— start Input material —

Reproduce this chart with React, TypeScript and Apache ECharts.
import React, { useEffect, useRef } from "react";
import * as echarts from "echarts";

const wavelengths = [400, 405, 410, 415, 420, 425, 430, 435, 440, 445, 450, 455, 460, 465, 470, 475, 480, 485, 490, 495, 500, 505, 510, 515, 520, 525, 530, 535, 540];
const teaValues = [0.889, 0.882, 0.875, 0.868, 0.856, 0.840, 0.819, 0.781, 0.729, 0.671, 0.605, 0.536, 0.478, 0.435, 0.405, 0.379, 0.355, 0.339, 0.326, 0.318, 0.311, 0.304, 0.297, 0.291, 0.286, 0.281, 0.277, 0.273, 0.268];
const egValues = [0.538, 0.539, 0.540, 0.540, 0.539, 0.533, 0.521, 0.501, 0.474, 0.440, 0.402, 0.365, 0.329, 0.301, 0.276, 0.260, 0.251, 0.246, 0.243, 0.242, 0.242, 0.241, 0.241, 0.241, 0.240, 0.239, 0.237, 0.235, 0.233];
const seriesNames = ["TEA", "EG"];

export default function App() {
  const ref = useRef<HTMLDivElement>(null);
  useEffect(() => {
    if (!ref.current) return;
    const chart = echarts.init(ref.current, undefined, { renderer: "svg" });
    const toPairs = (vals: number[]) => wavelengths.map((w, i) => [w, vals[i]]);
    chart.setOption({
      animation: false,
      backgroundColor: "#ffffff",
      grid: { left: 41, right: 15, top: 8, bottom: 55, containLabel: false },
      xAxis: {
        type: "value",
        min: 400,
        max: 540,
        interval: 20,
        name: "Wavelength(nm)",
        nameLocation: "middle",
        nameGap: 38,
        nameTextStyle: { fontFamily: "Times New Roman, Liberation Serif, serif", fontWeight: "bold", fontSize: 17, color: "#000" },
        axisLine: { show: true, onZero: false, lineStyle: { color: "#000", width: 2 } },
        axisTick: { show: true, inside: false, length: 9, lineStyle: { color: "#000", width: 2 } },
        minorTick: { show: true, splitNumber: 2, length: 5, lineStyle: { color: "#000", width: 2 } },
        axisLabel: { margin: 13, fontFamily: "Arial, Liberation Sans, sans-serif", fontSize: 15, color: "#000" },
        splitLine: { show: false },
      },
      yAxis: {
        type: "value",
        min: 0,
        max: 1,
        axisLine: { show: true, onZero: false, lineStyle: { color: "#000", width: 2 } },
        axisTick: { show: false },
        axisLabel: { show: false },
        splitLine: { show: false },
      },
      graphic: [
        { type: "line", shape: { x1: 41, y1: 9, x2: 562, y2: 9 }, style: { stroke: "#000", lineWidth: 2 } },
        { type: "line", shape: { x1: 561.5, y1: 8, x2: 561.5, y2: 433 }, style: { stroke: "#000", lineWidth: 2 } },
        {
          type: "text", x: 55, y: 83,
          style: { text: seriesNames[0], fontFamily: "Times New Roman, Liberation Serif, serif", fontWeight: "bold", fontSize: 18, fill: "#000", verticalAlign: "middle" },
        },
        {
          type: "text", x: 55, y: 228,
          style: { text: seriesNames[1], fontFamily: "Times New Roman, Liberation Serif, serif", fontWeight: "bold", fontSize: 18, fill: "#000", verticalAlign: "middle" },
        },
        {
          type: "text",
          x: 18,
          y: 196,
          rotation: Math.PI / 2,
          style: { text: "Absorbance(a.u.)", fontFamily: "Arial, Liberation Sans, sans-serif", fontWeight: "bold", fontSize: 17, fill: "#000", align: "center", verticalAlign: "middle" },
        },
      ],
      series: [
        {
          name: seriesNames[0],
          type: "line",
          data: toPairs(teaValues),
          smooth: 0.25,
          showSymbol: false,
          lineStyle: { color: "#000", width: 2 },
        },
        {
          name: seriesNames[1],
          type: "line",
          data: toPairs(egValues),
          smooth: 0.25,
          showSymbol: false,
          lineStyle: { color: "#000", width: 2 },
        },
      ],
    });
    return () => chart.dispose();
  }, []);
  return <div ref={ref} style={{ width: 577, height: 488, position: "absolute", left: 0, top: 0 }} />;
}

— end Input material —
— start Input material —

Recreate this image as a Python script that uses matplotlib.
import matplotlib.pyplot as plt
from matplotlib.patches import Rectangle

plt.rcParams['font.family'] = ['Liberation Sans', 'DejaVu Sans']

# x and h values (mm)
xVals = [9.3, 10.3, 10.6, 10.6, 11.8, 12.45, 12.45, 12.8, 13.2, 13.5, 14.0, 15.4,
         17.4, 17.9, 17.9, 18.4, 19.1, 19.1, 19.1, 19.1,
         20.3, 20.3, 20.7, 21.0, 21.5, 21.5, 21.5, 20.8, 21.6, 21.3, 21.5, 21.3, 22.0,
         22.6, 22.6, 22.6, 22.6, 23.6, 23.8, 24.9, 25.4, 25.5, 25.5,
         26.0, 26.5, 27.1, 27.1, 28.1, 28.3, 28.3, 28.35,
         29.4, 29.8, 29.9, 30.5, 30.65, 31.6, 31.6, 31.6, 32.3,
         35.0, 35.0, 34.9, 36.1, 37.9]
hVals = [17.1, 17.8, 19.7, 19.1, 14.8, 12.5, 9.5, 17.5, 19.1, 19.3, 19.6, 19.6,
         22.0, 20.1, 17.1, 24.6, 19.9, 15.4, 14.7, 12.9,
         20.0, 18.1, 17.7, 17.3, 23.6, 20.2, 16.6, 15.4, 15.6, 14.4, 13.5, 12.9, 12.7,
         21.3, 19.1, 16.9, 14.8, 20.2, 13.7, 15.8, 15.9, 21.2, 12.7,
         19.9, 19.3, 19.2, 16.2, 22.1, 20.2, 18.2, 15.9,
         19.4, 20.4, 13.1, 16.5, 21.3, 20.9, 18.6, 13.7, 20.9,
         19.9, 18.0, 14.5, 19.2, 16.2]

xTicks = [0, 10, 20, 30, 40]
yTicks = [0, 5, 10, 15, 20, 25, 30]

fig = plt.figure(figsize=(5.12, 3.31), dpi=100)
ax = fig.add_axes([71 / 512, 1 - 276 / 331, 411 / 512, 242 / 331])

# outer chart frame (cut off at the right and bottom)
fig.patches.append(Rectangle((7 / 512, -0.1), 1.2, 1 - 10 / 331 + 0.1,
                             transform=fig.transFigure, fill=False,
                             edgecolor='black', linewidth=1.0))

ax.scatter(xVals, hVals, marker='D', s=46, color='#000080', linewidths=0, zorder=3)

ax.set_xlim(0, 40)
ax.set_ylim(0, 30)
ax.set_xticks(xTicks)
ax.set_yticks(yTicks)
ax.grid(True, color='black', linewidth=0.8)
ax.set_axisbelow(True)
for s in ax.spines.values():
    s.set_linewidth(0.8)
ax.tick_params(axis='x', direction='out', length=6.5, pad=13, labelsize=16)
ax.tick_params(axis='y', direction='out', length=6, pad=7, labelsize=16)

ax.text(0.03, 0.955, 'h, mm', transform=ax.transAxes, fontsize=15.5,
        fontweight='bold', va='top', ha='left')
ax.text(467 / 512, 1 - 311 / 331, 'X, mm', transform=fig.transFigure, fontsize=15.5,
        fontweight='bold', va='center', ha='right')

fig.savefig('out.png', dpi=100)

— end Input material —

* Exercise details *
Retype, word for word, every line from the line with "Reproduce this chart" to the line with "import * as", inclusive. Add nothing.

* Result of this task *
Reproduce this chart with React, TypeScript and Apache ECharts.
import React, { useEffect, useRef } from "react";
import * as echarts from "echarts";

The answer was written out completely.